Experimental investigation of mantle melting in the presence of carbonates

High pressure-temperature experiments are performed at pressures of 2 to 10 GPa and temperatures of 900 to 1600 °C to constrain partial melting of carbonate bearing mantle eclogite and peridotite. Eclogite and peridotite in the presence of CO2 is observed to produce carbonatitic melts at their respective solidi for most parts of Earth's upper mantle. The solidus of carbonated eclogite at 3 GPa is observed to vary significantly with bulk Ca/Mg and Na2O content. But the appropriate solidus of carbonated ocean crust remains hotter than the subduction geotherms up to 260 km, indicating subduction of carbon, in the form of magnesite-eclogite, deep into the mantle. Upwelling mantle eclogite, on the other hand, must release carbonatite at depths >350 km. From experiments at 3 GPa, it is found that carbonated eclogite can generate silicate partial melts that can give rise to silica-undersaturated ocean island lavas. Solidus of carbonated peridotite from 3 to 10 GPa indicates that along an oceanic geotherm, the onset of partial melting happens shallower than that of carbonated eclogite, but still as deep as 300-330 km beneath ridges.

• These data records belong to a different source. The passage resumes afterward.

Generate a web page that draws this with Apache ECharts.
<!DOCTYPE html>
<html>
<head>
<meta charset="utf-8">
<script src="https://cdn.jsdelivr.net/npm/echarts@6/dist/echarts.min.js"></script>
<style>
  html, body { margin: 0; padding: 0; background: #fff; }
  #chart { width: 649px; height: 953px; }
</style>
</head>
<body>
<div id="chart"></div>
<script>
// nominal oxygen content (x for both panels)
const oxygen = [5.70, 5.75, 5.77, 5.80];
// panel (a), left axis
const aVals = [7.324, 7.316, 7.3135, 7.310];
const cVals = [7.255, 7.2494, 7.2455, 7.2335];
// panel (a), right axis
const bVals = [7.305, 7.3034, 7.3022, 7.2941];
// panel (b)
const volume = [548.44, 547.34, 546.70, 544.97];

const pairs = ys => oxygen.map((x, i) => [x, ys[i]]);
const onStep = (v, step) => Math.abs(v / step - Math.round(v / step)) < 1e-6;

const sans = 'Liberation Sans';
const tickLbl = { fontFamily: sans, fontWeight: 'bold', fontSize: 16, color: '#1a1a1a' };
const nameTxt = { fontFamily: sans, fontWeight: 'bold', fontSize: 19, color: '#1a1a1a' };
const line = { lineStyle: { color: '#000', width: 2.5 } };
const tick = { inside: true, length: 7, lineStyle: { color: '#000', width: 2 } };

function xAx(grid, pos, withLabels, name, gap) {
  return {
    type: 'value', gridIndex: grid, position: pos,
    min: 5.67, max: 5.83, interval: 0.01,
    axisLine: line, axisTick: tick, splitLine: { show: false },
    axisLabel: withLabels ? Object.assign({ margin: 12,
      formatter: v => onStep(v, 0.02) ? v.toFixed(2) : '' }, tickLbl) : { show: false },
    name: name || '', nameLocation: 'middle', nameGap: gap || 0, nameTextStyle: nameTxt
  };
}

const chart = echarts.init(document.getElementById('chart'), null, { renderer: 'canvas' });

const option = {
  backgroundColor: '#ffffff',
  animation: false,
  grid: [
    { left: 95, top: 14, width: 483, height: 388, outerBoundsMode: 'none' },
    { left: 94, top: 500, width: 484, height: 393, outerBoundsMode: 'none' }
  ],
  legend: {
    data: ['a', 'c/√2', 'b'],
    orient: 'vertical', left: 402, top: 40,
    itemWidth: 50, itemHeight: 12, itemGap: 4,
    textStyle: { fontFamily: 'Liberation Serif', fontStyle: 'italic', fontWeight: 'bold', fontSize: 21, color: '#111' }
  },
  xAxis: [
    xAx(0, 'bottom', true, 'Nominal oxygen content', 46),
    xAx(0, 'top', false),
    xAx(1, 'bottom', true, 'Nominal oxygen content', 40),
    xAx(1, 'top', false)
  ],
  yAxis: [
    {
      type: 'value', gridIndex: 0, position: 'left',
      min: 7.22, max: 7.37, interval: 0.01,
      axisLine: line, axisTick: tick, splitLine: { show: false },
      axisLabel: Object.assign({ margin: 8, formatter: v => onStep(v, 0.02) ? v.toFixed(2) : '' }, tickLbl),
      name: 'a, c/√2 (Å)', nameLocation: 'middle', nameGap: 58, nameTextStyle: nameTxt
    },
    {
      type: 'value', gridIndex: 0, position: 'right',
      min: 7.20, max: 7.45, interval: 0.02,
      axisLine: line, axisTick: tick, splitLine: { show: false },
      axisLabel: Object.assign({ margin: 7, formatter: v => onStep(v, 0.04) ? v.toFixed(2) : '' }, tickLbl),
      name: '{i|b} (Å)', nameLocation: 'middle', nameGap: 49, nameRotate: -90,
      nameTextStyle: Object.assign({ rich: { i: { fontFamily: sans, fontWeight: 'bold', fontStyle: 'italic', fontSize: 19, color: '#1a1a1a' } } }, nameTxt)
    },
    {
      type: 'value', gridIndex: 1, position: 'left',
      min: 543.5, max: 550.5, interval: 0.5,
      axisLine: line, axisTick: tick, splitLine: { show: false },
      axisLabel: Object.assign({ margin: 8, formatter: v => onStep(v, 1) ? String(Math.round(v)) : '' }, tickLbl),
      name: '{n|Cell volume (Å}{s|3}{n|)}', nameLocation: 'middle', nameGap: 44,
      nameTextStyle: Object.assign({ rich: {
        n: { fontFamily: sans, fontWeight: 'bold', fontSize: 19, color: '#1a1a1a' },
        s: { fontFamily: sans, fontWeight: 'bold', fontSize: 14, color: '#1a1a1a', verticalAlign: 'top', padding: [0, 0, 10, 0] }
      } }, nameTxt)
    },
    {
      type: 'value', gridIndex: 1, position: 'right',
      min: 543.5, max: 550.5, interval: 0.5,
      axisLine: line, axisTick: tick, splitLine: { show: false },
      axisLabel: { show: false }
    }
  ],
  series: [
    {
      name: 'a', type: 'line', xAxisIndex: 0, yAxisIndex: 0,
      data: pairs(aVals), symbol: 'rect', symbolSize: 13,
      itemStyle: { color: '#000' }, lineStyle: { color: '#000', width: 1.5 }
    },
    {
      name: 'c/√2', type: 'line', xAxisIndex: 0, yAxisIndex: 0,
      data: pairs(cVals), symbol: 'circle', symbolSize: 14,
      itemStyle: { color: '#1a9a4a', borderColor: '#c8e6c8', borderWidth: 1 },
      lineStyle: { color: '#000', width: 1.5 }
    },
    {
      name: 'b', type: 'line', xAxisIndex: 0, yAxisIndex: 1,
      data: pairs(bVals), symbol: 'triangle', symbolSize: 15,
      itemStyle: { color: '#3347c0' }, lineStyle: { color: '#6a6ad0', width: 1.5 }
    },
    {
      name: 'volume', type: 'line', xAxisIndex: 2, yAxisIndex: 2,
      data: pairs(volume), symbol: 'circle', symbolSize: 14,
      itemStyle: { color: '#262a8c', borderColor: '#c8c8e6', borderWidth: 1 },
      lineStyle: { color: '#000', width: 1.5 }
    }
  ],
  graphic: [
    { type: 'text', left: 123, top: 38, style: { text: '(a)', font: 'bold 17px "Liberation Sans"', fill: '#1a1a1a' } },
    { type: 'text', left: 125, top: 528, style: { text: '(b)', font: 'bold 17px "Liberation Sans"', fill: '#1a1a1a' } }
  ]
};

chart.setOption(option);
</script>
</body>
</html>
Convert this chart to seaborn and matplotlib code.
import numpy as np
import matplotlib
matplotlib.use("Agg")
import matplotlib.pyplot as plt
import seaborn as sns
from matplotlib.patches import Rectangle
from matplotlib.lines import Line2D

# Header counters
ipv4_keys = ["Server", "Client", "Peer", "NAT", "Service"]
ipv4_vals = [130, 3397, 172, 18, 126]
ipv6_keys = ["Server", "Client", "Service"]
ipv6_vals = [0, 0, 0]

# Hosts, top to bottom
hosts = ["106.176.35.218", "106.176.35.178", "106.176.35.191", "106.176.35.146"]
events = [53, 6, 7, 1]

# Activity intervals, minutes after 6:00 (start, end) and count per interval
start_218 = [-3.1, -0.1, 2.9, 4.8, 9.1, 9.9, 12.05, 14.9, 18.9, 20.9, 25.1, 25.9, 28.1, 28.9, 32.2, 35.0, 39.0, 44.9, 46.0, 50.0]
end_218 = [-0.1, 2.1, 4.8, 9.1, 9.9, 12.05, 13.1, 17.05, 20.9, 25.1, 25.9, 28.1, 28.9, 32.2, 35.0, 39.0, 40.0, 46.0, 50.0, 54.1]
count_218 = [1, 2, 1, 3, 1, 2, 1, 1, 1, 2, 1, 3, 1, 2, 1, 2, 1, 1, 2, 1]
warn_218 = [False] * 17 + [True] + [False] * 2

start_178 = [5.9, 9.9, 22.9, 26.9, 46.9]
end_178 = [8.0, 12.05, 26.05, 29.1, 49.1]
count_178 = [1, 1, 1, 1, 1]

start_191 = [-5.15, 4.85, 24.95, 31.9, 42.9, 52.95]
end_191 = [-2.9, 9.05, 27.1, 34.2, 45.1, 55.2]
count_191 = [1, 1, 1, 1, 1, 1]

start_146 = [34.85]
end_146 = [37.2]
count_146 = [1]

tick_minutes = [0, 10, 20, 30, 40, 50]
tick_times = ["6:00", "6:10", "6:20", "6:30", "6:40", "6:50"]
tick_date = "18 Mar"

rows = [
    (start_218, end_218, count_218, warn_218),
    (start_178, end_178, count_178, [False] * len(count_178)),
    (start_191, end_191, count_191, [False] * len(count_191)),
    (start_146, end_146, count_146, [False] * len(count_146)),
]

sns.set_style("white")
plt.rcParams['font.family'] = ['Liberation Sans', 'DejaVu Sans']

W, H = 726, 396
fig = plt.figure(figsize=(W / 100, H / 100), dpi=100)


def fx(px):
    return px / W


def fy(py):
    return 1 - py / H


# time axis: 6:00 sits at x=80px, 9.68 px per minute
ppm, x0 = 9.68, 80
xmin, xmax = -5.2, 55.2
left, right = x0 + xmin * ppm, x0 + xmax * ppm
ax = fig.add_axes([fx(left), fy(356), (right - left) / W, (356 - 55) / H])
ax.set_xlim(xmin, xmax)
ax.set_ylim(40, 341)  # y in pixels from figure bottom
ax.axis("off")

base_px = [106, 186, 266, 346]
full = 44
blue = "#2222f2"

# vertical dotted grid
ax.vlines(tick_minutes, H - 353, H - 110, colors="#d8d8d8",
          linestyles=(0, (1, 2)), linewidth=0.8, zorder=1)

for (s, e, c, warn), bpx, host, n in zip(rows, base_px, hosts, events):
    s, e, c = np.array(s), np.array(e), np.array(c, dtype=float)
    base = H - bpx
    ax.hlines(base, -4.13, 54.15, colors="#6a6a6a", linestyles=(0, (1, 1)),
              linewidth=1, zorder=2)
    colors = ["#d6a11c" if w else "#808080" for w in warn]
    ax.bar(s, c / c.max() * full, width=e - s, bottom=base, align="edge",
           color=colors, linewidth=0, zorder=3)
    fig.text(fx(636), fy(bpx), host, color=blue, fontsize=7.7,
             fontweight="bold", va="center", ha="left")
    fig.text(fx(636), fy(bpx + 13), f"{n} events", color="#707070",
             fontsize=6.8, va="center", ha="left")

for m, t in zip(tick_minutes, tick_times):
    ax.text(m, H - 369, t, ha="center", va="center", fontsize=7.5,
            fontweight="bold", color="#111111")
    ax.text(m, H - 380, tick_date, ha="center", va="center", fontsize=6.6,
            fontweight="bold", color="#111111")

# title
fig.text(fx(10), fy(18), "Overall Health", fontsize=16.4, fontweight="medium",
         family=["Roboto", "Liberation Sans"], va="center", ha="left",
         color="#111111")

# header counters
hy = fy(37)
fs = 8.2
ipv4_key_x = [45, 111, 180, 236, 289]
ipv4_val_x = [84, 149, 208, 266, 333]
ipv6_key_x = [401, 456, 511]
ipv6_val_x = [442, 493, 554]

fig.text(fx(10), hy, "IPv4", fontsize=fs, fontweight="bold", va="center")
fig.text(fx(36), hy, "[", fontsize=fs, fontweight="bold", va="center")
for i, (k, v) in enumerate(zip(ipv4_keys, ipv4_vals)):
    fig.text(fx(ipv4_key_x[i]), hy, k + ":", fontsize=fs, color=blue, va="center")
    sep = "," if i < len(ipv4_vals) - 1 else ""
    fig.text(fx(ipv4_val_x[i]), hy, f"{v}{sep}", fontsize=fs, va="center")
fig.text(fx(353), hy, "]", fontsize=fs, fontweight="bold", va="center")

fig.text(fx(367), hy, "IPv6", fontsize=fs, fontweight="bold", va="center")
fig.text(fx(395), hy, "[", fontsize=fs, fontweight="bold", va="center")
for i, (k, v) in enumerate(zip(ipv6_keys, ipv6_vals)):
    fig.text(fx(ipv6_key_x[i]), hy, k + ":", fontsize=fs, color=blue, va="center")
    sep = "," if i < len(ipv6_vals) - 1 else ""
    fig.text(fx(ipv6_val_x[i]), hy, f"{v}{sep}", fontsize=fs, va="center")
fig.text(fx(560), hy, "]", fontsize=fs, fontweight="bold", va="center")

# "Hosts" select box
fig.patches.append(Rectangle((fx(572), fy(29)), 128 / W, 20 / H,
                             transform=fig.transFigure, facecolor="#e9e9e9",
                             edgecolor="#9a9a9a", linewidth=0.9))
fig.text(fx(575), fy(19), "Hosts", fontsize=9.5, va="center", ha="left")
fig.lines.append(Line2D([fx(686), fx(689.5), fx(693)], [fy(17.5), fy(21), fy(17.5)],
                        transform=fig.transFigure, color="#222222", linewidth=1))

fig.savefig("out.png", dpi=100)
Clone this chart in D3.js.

Extraction of incipient carbonatite from deep mantle implies efficient removal of highly incompatible trace elements, including carbon, from the mantle. This deep melting likely creates a vast mantle residue that is depleted and fractionated in important trace elements and also might explain many geophysical features of Earth's deep upper mantle. Experiments with peridotite of variable carbonate concentrations also indicate that increasing CO2, unlike H2O, does not cause the isobaric solidus of carbonated peridotite to decrease. Using a new method of iterative sandwich experiments, the detailed composition of near-solidus melt from carbonated peridotite is determined at 6.6 GPa. Near-solidus melt of peridotite + CO2 at a depth of ∼200 km is Fe-Na bearing magnesio-dolomitic carbonatite. Transition from near-solidus carbonatite to carbonated silicate melts at higher temperature is documented for the 3 GPa melting interval of carbonated peridotite. The enhancement of silicate melt fractions in presence of CO2 indicates that CO 2-induced deep silicate melting is a critical in extraction of water from the mantle and thus dehydration induced strengthening of oceanic lithosphere.